Nem sempre é fácil definir de maneira clara e objetiva o que é um bom livro —principalmente quando falamos de obras para crianças e jovens, já que muitas vezes é usada a régua da educação e da quantidade de ensinamentos que a história pode levar aos leitores, como se a literatura infantojuvenil fosse um ônibus onde lições morais ficam sentadinhas, sempre com cinto de segurança, numa viagem sem percalços em direção à cabeça de quem lê.
Pessoalmente, prefiro usar a régua do trabalho com a linguagem, da densidade narrativa, da ambiguidade, do jogo com as palavras, do óbvio apresentado de maneira surpreendente, do poder de deslocar o leitor do império de suas certezas, colocando em xeque as suas crenças. O multiartista indiano K. G. Subramanyan faz quase tudo isso.
Dois de seus livros para a infância acabam de ser lançados no Brasil pela Baião, o selo infantojuvenil da editora Todavia. “Nossos Amigos, os Ogros” e “O Rei e o Homenzinho” são histórias irmãs e esteticamente parecidas, mas são sobretudo uma homenagem à inteligência de quem lê.
Nascido em 1924 e com centenário celebrado neste ano, Subramanyan fez um pouco de tudo. Foi professor, pintor, gravurista, cenógrafo, escritor e ativista do movimento pela independência da Índia nos anos 1940. Morto em 2016, ele chegou ainda a participar da Bienal de Arte de São Paulo nas décadas de 1960 e 1970 e dedicou seu trabalho a um diálogo com a arte e a cultura popular indiana, principalmente da região de Kerala.

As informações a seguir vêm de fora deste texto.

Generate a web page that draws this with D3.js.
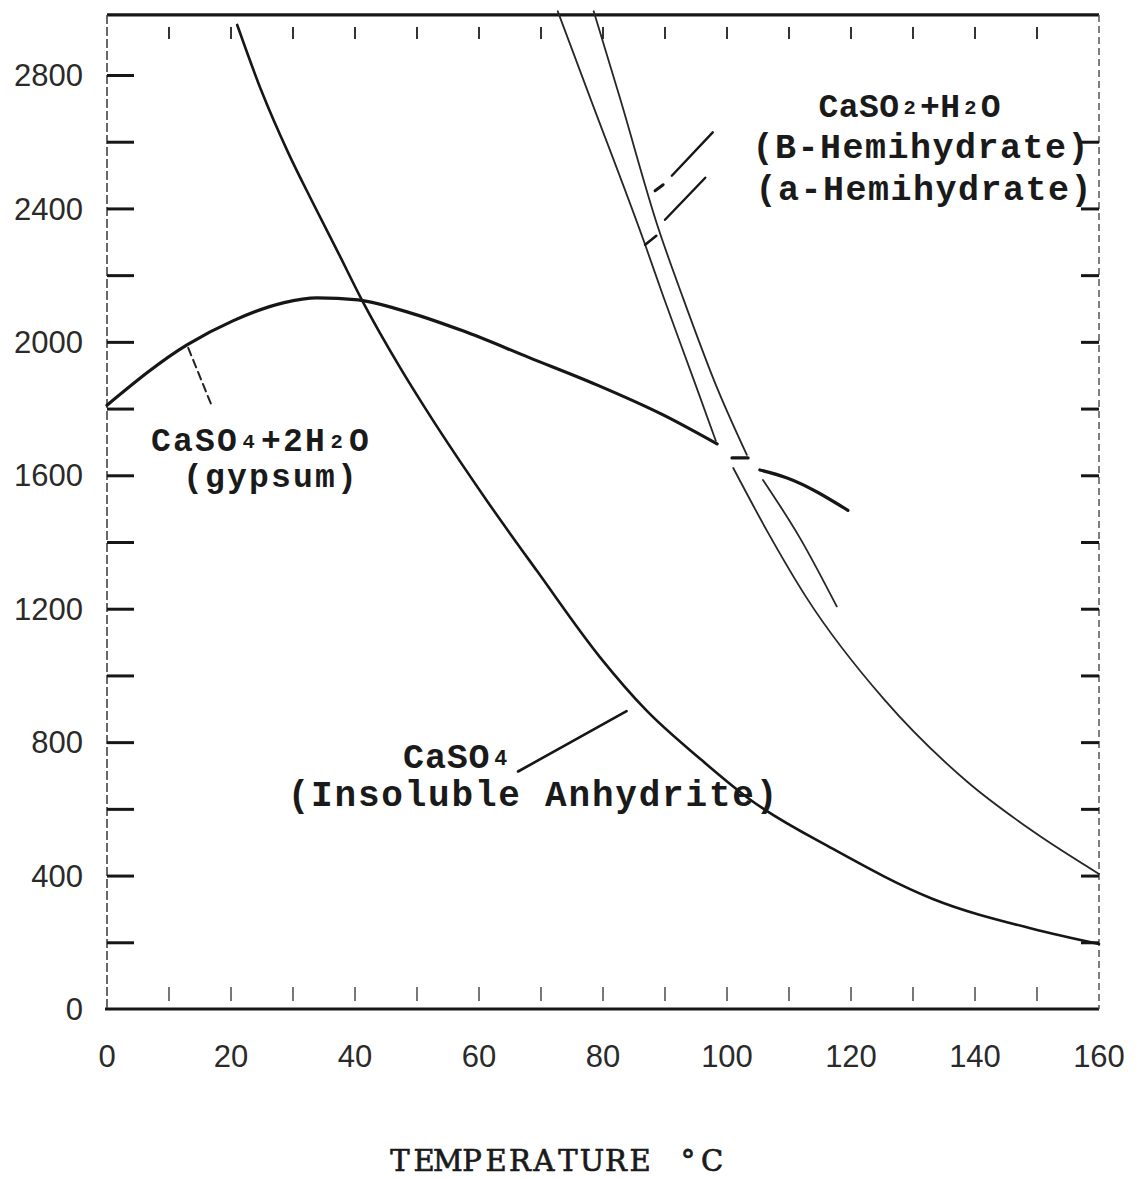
<!DOCTYPE html>
<html>
<head>
<meta charset="utf-8">
<script src="https://cdn.jsdelivr.net/npm/d3@7"></script>
<style>
  body { margin: 0; background: #fff; }
  svg { display: block; }
</style>
</head>
<body>
<svg id="chart" width="1137" height="1179"></svg>
<script>
// Solubility of the calcium sulfate phases against temperature (°C)

const tempLabels = [0, 20, 40, 60, 80, 100, 120, 140, 160];
const tempMinor = [10, 20, 30, 40, 50, 60, 70, 80, 90, 100, 110, 120, 130, 140, 150];
const solLabels = [0, 400, 800, 1200, 1600, 2000, 2400, 2800];
const solMinor = [200, 400, 600, 800, 1000, 1200, 1400, 1600, 1800, 2000, 2200, 2400, 2600, 2800];
const solMinorRight = [200, 400, 600, 800, 1000, 1200, 1400, 1600, 1800, 2000, 2200, 2400, 2600];

// CaSO4·2H2O (gypsum), split where the hemihydrate curves cut through it
const gypsumMain = [[0, 1810], [12.9, 1991], [20.3, 2063], [28.4, 2117], [33.9, 2132], [40.5, 2126],
  [47.3, 2096], [57.4, 2033], [68.2, 1952], [79.0, 1871], [89.7, 1781], [98.4, 1694]];
const gypsumStep = [[100.8, 1652], [103.4, 1652]];
const gypsumTail = [[105.3, 1616], [109.7, 1592], [119.5, 1495]];

// CaSO4 (insoluble anhydrite)
const anhydrite = [[21.0, 2950], [25.0, 2748], [29.2, 2568], [33.2, 2417], [37.3, 2267], [41.1, 2126],
  [47.3, 1922], [51.6, 1793], [61.3, 1523], [69.4, 1312], [79.5, 1055], [87.0, 895], [95.6, 751],
  [103.7, 628], [117.1, 480], [133.2, 330], [149.4, 240], [160, 195]];

// alpha hemihydrate (upper and lower runs)
const alphaUpper = [[72.7, 2991], [77.9, 2733], [86.8, 2291], [89.8, 2132], [94.7, 1883], [98.2, 1703]];
const alphaLower = [[101.0, 1622], [106.5, 1432], [112.9, 1231], [125.2, 931], [138.7, 682],
  [149.4, 532], [160, 405]];

// beta hemihydrate (upper and lower runs)
const betaUpper = [[78.5, 2991], [82.7, 2733], [88.9, 2342], [92.9, 2132], [98.4, 1862], [103.2, 1661]];
const betaLower = [[105.8, 1586], [111.8, 1411], [117.7, 1207]];

// short bar joining the two hemihydrate curves
const hemiBar = [[86.8, 2291], [88.6, 2318]];

// leader lines from the labels to their curves
const gypsumLeader = [[13.1, 1982], [16.9, 1808]];
const anhydriteLeader = [[66.3, 712], [83.8, 893]];
const betaLeader = [[97.7, 2628], [91.1, 2498]];
const betaLeaderTail = [[89.7, 2471], [88.4, 2453]];
const alphaLeader = [[96.5, 2492], [90.0, 2366]];

const svg = d3.select("#chart");
const x = d3.scaleLinear().domain([0, 160]).range([107, 1099]);
const y = d3.scaleLinear().domain([0, 2800]).range([1009, 75]);
const yTop = 2980;

const ink = "#161616";
const mono = "'Liberation Mono', 'DejaVu Sans Mono', monospace";
const serif = "'DejaVu Serif', 'Liberation Serif', serif";
const sans = "'Liberation Sans', Arial, sans-serif";

// frame
const frame = svg.append("g");
frame.append("line")
  .attr("x1", x(0)).attr("x2", x(160)).attr("y1", y(yTop)).attr("y2", y(yTop))
  .attr("stroke", ink).attr("stroke-width", 3.2);
frame.append("line")
  .attr("x1", x(0) - 2).attr("x2", x(160)).attr("y1", y(0)).attr("y2", y(0))
  .attr("stroke", ink).attr("stroke-width", 3.2);
frame.append("line")
  .attr("x1", x(0)).attr("x2", x(0)).attr("y1", y(yTop)).attr("y2", y(0))
  .attr("stroke", "#444").attr("stroke-width", 1.6).attr("stroke-dasharray", "9,3");
frame.append("line")
  .attr("x1", x(160)).attr("x2", x(160)).attr("y1", y(yTop)).attr("y2", y(0))
  .attr("stroke", "#555").attr("stroke-width", 1.5).attr("stroke-dasharray", "7,4");

// left ticks and labels
const leftAxis = svg.append("g")
  .attr("transform", `translate(${x(0)},0)`)
  .call(d3.axisRight(y).tickValues(solMinor).tickSize(27).tickFormat(""));
leftAxis.select(".domain").remove();
leftAxis.selectAll(".tick line").attr("stroke", ink).attr("stroke-width", 3);

svg.append("g").selectAll("text").data(solLabels).join("text")
  .attr("x", 83).attr("y", d => y(d)).attr("dy", "0.36em")
  .attr("text-anchor", "end")
  .attr("font-family", sans).attr("font-size", 31).attr("fill", "#2a2a2a")
  .text(d => d);

// right ticks
const rightAxis = svg.append("g")
  .attr("transform", `translate(${x(160)},0)`)
  .call(d3.axisLeft(y).tickValues(solMinorRight).tickSize(18).tickFormat(""));
rightAxis.select(".domain").remove();
rightAxis.selectAll(".tick line").attr("stroke", ink).attr("stroke-width", 3);

// top ticks (short, hanging below the frame line)
svg.append("g").selectAll("line").data(tempMinor).join("line")
  .attr("x1", d => x(d)).attr("x2", d => x(d))
  .attr("y1", y(yTop) + 12).attr("y2", y(yTop) + 24)
  .attr("stroke", "#333").attr("stroke-width", 2);

// bottom ticks
svg.append("g").selectAll("line").data(tempMinor).join("line")
  .attr("x1", d => x(d)).attr("x2", d => x(d))
  .attr("y1", y(0) - 22).attr("y2", y(0) - 8)
  .attr("stroke", "#555").attr("stroke-width", 1.6);

// temperature labels
svg.append("g").selectAll("text").data(tempLabels).join("text")
  .attr("x", d => x(d)).attr("y", 1067)
  .attr("text-anchor", "middle")
  .attr("font-family", sans).attr("font-size", 31).attr("fill", "#2a2a2a")
  .text(d => d);

// curves
const line = d3.line().x(d => x(d[0])).y(d => y(d[1])).curve(d3.curveMonotoneX);
const straight = d3.line().x(d => x(d[0])).y(d => y(d[1]));
const curves = svg.append("g").attr("fill", "none").attr("stroke-linecap", "round");

[gypsumMain, gypsumTail].forEach(seg => curves.append("path").attr("d", line(seg))
  .attr("stroke", ink).attr("stroke-width", 3.2));
curves.append("path").attr("d", straight(gypsumStep)).attr("stroke", ink).attr("stroke-width", 3.2);

curves.append("path").attr("d", line(anhydrite)).attr("stroke", ink).attr("stroke-width", 2.6);

[alphaUpper, alphaLower, betaUpper, betaLower].forEach(seg => curves.append("path")
  .attr("d", line(seg)).attr("stroke", "#262626").attr("stroke-width", 1.8));
curves.append("path").attr("d", straight(hemiBar)).attr("stroke", ink).attr("stroke-width", 2.6);

// leaders
curves.append("path").attr("d", straight(gypsumLeader)).attr("stroke", "#222")
  .attr("stroke-width", 2).attr("stroke-dasharray", "8,5");
curves.append("path").attr("d", straight(anhydriteLeader)).attr("stroke", ink).attr("stroke-width", 2.6);
curves.append("path").attr("d", straight(betaLeader)).attr("stroke", ink).attr("stroke-width", 2.4);
curves.append("path").attr("d", straight(betaLeaderTail)).attr("stroke", ink).attr("stroke-width", 3);
curves.append("path").attr("d", straight(alphaLeader)).attr("stroke", ink).attr("stroke-width", 2.4);

// Typewriter-style text: every character, subscripts included, sits centred in one
// fixed-width cell.
const meter = svg.append("text").attr("visibility", "hidden");
function glyphWidth(ch, family, fs, weight) {
  meter.attr("font-family", family).attr("font-size", fs).attr("font-weight", weight).text(ch);
  return meter.node().getComputedTextLength();
}
function typeText(parts, opt, px, py) {
  const {cell, fs, family = mono, weight = "bold", stroke = 0} = opt;
  const t = svg.append("text")
    .attr("font-family", family).attr("font-size", fs).attr("font-weight", weight)
    .attr("fill", "#1a1a1a");
  if (stroke) t.attr("stroke", "#1a1a1a").attr("stroke-width", stroke);
  let k = 0;
  parts.forEach(p => {
    const size = p.sub ? fs * 0.62 : fs;
    const xs = Array.from(p.t).map((ch, i) => {
      const w = glyphWidth(ch, family, size, weight);
      return (px + (k + i) * cell + (cell - w) / 2).toFixed(1);
    });
    t.append("tspan").attr("x", xs.join(" ")).attr("y", p.sub ? py - 3 : py)
      .attr("font-size", size).text(p.t);
    k += p.t.length;
  });
  return t;
}

typeText([{t: "CaSO"}, {t: "4", sub: true}, {t: "+2H"}, {t: "2", sub: true}, {t: "O"}], {cell: 22, fs: 33}, x(6.9), 451);
typeText([{t: "(gypsum)"}], {cell: 22, fs: 33}, x(12.1), 487);
typeText([{t: "CaSO"}, {t: "4", sub: true}], {cell: 21.8, fs: 35}, x(47.7), y(722));
typeText([{t: "(Insoluble Anhydrite)"}], {cell: 23.4, fs: 36}, x(29.0), y(609));
typeText([{t: "CaSO"}, {t: "2", sub: true}, {t: "+H"}, {t: "2", sub: true}, {t: "O"}], {cell: 20.3, fs: 33}, x(114.7), y(2674));
typeText([{t: "(B-Hemihydrate)"}], {cell: 22.5, fs: 35}, x(104.0), y(2551));
typeText([{t: "(a-Hemihydrate)"}], {cell: 22.5, fs: 35}, x(104.5), y(2425));

// axis title
typeText([{t: "TEMPERATURE °C"}], {cell: 24, fs: 29, family: serif, weight: "normal", stroke: 0.7}, 388, 1171);
meter.remove();
</script>
</body>
</html>
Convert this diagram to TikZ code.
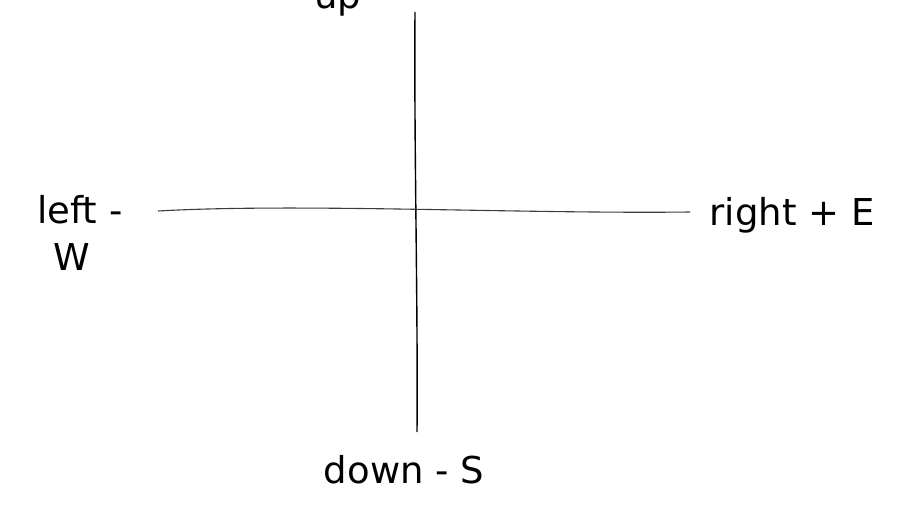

As ilustrações dos dois livros que chegam ao Brasil trazem essa personalidade. Gravuras em preto e branco que evocam essa estética das tradições populares, elas fazem crianças imediatamente se lembrarem dos carimbos que usam na escola, enquanto outros leitores vão estabelecer relações com as xilogravuras que estampam nossos folhetos de cordel.
Mas, além do apuro visual, é a palavra que rouba a cena. Em “O Rei e o Homenzinho”, um monarca faz de tudo para ser notado e adorado. Só que há também um homem, “um homenzinho como outros homenzinhos”, como diz o texto, traduzido pela poeta Laura Liuzzi.
Num dia em que o rei reúne a corte para ser paparicado, esse homenzinho faz toda a plateia desviar o olhar, esquecer a realeza e admirar as montanhas. O nobre, claramente desapontado, resolve agir. Arranja uma rainha, faz seu nome ser cantado nas rádios, estampa seu rosto em outdoors e ilumina seu poder em neons espalhados pelo reino. Alguma semelhança com o que vemos hoje no mundo da propaganda ou nas redes sociais?
Esse choque entre sociedade e natureza, entre nós e o planeta, também surge temperado de ironia e humor ácido em “Nossos Amigos, os Ogros”. Desta vez, ficamos sabendo que houve um tempo em que os ogros viviam entre nós, quando eles comiam parafusos, soltavam fumaça, pisoteavam flores e assustavam crianças.
Para acabar com o problema, os humanos decidem contratar empresas especializadas para acabar com essas feras. Uma encontra o paradeiro dos ogros, outra grampeia seus corpos no chão e assim por diante. “Eles transformavam dificuldade em oportunidade. Eles viam o que os outros não viam. Eles faziam o que os outros não faziam”, diz o narrador sobre essas companhias.
Não é preciso apontar as pontes com os discursos atuais papagueados por empreendedores, coaches, mentores, investidores e influencers que prometem transformar seguidores em bilionários, basta se inscrever no canal e ativar o sininho. No fim, é óbvio que eles não acabam com os ogros, mas transformam essas criaturas em algo que ainda está por aí, entre nós.
Sem cair nas armadilhas do pedagógico, Subramanyan consegue em apenas 24 páginas questionar o sistema econômico global, as relações sociais desequilibradas, o descaso com a natureza que gera crises ambientais como a do Rio Grande do Sul, a cultura do egoísmo, o individualismo predatório contra o bem-estar coletivo. Ou talvez não seja nada disso.
Porque não há respostas certas nem óbvias nos livros. As narrativas criadas pelo autor não são ônibus que carregam ensinamentos morais já mastigados, mas caleidoscópios que formam mosaicos diferentes cada vez que olhamos de uma nova perspectiva.
A única pena é que as edições vistas à venda têm acabamento gráfico com páginas grampeadas —o que, aliás, anda se tornando cada vez mais comum no Brasil, mesmo entre editoras grandes e consolidadas, que estão reabrindo um capítulo que já parecia superado na história editorial do país. Mas esse é um assunto para outra hora.